Hablaba en un tono compasivo, para provocarle y ver si cometía alguna indiscreción. Tamarán se irritó más:

– Pronto se enterarán usted y sus amigos de las fuerzas de que disponemos para liberar Canarias del yugo español. Nuestros aliados saharauis nos ayudarán a conseguirlo.

Así que era eso, pensó Consuelo. El otro individuo debía ser del Sáhara occidental, donde, por lo que ella sabía, la guerrilla proseguía la lucha contra el Ejército marroquí desde que España había cedido su antigua posesión africana.

– Así que le aconsejo que coopere, señora -continuó Tamarán, en tono aún más amenazador-, es decir, si quiere celebrar el Día de la Liberación con nosotros.

Se oyó de pronto un fuerte zumbido procedente del exterior; eran helicópteros aproximándose; Tamarán y su compañero salieron a toda prisa, cerrando la puerta y echando el cerrojo tras de sí. Consuelo corrió a la ventana e intentó con todas sus fuerzas apalancar una de las tablas para ver qué pasaba. Grande fue su sorpresa al divisar entre la rendija cuatro enormes helicópteros de transporte que se posaban en el suelo de la caldera entre una nube de polvo amarillento y, a continuación, cuatro pelotones de soldados saltaban de los mismos y formaban a toda prisa para revista. Parecían jóvenes y disciplinados.

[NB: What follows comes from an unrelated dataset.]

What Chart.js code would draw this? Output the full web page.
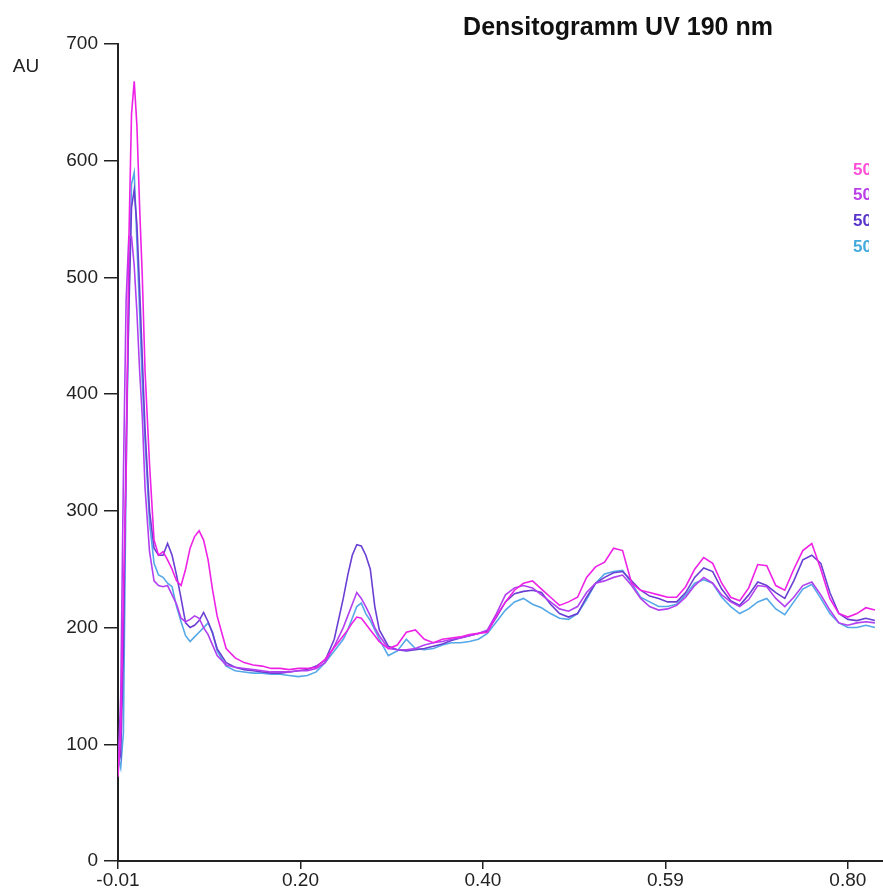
<!DOCTYPE html>
<html>
<head>
<meta charset="utf-8">
<script src="https://cdn.jsdelivr.net/npm/chart.js@4.4.1/dist/chart.umd.min.js"></script>
<style>
  html, body { margin: 0; padding: 0; background: #fff; overflow: hidden; }
  #wrap { position: relative; width: 883px; height: 891px; }
</style>
</head>
<body>
<div id="wrap"><canvas id="densChart"></canvas></div>
<script>
// Rf positions (shared by all tracks)
const rf = [
  -0.010, -0.007, -0.004, -0.001, 0.002, 0.005, 0.008, 0.011, 0.014, 0.017,
  0.020, 0.025, 0.030, 0.035, 0.040, 0.045, 0.050, 0.055, 0.060, 0.065,
  0.070, 0.075, 0.080, 0.085, 0.090, 0.095, 0.100, 0.11, 0.12, 0.13,
  0.14, 0.15, 0.16, 0.17, 0.18, 0.19, 0.20, 0.21, 0.22, 0.23,
  0.24, 0.245, 0.25, 0.255, 0.26, 0.265, 0.27, 0.275, 0.28, 0.29,
  0.30, 0.31, 0.32, 0.33, 0.34, 0.35, 0.36, 0.37, 0.38, 0.39,
  0.40, 0.41, 0.42, 0.43, 0.44, 0.45, 0.46, 0.47, 0.48, 0.49,
  0.50, 0.51, 0.52, 0.53, 0.54, 0.55, 0.56, 0.57, 0.58, 0.59,
  0.60, 0.61, 0.62, 0.63, 0.64, 0.65, 0.66, 0.67, 0.68, 0.69,
  0.70, 0.71, 0.72, 0.73, 0.74, 0.75, 0.76, 0.77, 0.78, 0.79,
  0.80, 0.81, 0.82, 0.83
];

const track1 = [
  72, 110, 230, 330, 530, 640, 668, 630, 560, 500,
  420, 340, 275, 262, 265, 258, 250, 240, 236, 250,
  268, 278, 283, 275, 258, 232, 210, 182, 174, 170,
  168, 167, 165, 165, 164, 165, 165, 166, 173, 183,
  193, 198, 204, 209, 208, 203, 198, 193, 188, 182,
  185, 196, 198, 190, 187, 190, 191, 192, 194, 195,
  196, 210, 222, 232, 238, 240, 233, 226, 219, 222,
  226, 243, 252, 256, 268, 266, 238, 232, 230, 228,
  226, 226, 235, 250, 260, 255, 238, 226, 223, 234,
  254, 253, 236, 232, 250, 266, 272, 250, 225, 212,
  209, 212, 217, 215
];

const track2 = [
  80, 140, 330, 480, 535, 535, 510, 470, 420, 380,
  320, 265, 240, 236, 235, 236, 228, 220, 208, 205,
  207, 210, 208, 200, 194, 185, 176, 168, 166, 165,
  164, 163, 162, 162, 162, 163, 163, 165, 170, 184,
  200, 210, 220, 230, 225, 218, 210, 200, 193, 182,
  181, 181, 182, 185, 187, 188, 190, 191, 193, 195,
  198, 212, 228, 234, 236, 234, 228, 222, 216, 214,
  218, 230, 238, 240, 243, 245, 236, 225, 218, 215,
  216, 219, 226, 236, 243, 238, 228, 222, 218, 224,
  236, 235, 225, 218, 226, 236, 239, 228, 215, 204,
  202, 204, 205, 204
];

const track3 = [
  100, 90, 180, 360, 470, 560, 575, 545, 490, 430,
  370, 300, 268, 262, 262, 272, 262, 245, 225, 204,
  200, 202, 206, 213, 205, 195, 182, 170, 166, 164,
  163, 162, 161, 161, 162, 163, 164, 167, 172, 190,
  225, 245, 262, 271, 270, 262, 250, 218, 198, 184,
  181, 180, 181, 182, 184, 186, 189, 191, 193, 195,
  197, 209, 222, 229, 231, 232, 230, 220, 212, 209,
  212, 226, 238, 243, 247, 248, 240, 232, 227, 225,
  222, 222, 230, 243, 251, 248, 233, 223, 219, 228,
  239, 236, 230, 225, 240, 258, 262, 255, 230, 212,
  207, 206, 208, 206
];

const track4 = [
  90, 80, 110, 330, 480, 580, 590, 530, 470, 410,
  360, 290, 255, 245, 243, 238, 235, 218, 205, 193,
  188, 192, 196, 200, 204, 196, 180, 167, 163, 162,
  161, 161, 160, 160, 159, 158, 159, 162, 170, 180,
  190, 198, 208, 218, 221, 212, 206, 198, 190, 176,
  180, 190, 182, 181, 182, 185, 187, 187, 188, 190,
  195, 205, 215, 222, 225, 220, 217, 212, 208, 207,
  212, 224, 238, 246, 248, 249, 238, 226, 222, 218,
  218, 220, 228, 238, 241, 238, 226, 218, 212, 216,
  222, 225, 216, 211, 222, 233, 237, 225, 212, 204,
  200, 200, 202, 200
];

const trackLabels = ['50 µl (1)', '50 µl (2)', '50 µl (3)', '50 µl (4)'];
const lineColors = ['#ee22e6', '#b23ff0', '#6a3fd4', '#55a8e8'];
const legendColors = ['#ff4fd8', '#bb40e8', '#5a35cc', '#44aadd'];

const xTickValues = [-0.01, 0.1925, 0.395, 0.5975, 0.80];
const xTickLabels = ['-0.01', '0.20', '0.40', '0.59', '0.80'];
const yTickValues = [0, 100, 200, 300, 400, 500, 600, 700];

const FONT = 'Liberation Sans, Arial, Helvetica, sans-serif';
Chart.defaults.font.family = FONT;
Chart.defaults.color = '#222';

const series = [track1, track2, track3, track4];
const datasets = series.map((vals, i) => ({
    label: trackLabels[i],
    data: rf.map((x, k) => ({ x: x, y: vals[k] })),
    borderColor: lineColors[i],
    backgroundColor: 'transparent',
    borderWidth: 1.6,
    pointRadius: 0,
    tension: 0
}));

// title, unit label and the legend, which is cut off at the right edge
const decor = {
    id: 'decor',
    afterDraw(chart) {
        const c = chart.ctx;
        c.save();
        c.fillStyle = '#111';
        c.font = 'bold 25px ' + FONT;
        c.textAlign = 'center';
        c.textBaseline = 'middle';
        c.fillText('Densitogramm UV 190 nm', 618, 28);

        c.font = '19px ' + FONT;
        c.fillStyle = '#222';
        c.fillText('AU', 26, 67);

        c.beginPath();
        c.rect(840, 140, 29, 130);
        c.clip();
        c.font = 'bold 17px ' + FONT;
        c.textAlign = 'left';
        trackLabels.forEach((t, i) => {
            c.fillStyle = legendColors[i];
            c.fillText(t, 853, 170 + i * 25.8);
        });
        c.restore();
    }
};

const ctx = document.getElementById('densChart').getContext('2d');
new Chart(ctx, {
    type: 'line',
    data: { datasets: datasets },
    options: {
        responsive: true,
        maintainAspectRatio: false,
        animation: false,
        layout: { padding: { top: 44, left: 0, right: 0, bottom: 0 } },
        scales: {
            x: {
                type: 'linear',
                min: -0.01,
                max: 0.839,
                afterBuildTicks: (s) => { s.ticks = xTickValues.map(v => ({ value: v })); },
                afterFit: (s) => { s.height = 30; },
                ticks: {
                    autoSkip: false,
                    maxRotation: 0,
                    padding: 0,
                    font: { size: 19 },
                    color: '#222',
                    callback: (v, i) => xTickLabels[i]
                },
                grid: { drawOnChartArea: false, drawTicks: true, tickLength: 8, color: '#222', lineWidth: 1.5 },
                border: { display: true, color: '#222', width: 2 }
            },
            y: {
                min: 0,
                max: 700,
                afterBuildTicks: (s) => { s.ticks = yTickValues.map(v => ({ value: v })); },
                afterFit: (s) => { s.width = 118; },
                ticks: {
                    padding: 6,
                    font: { size: 19 },
                    color: '#222'
                },
                grid: { drawOnChartArea: false, drawTicks: true, tickLength: 14, color: '#222', lineWidth: 1.5 },
                border: { display: true, color: '#222', width: 2 }
            }
        },
        plugins: {
            legend: { display: false },
            tooltip: { enabled: false }
        }
    },
    plugins: [decor]
});
</script>
</body>
</html>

Tamarán y su secuaz se acercaron a la tropa, y Consuelo intentó ver cómo les saludaban. Sin duda Tamarán era el jefe, o al menos el jefe local, de aquellos mercenarios, o lo que fueran, que planeaban algún golpe de mano. Vio que los cuatro helicópteros despegaban de nuevo levantando una gran polvareda y que al salir del cráter volcánico giraban y tomaban rumbo este, pero no pudo ver ningún distintivo en los aparatos, pintados de marrón.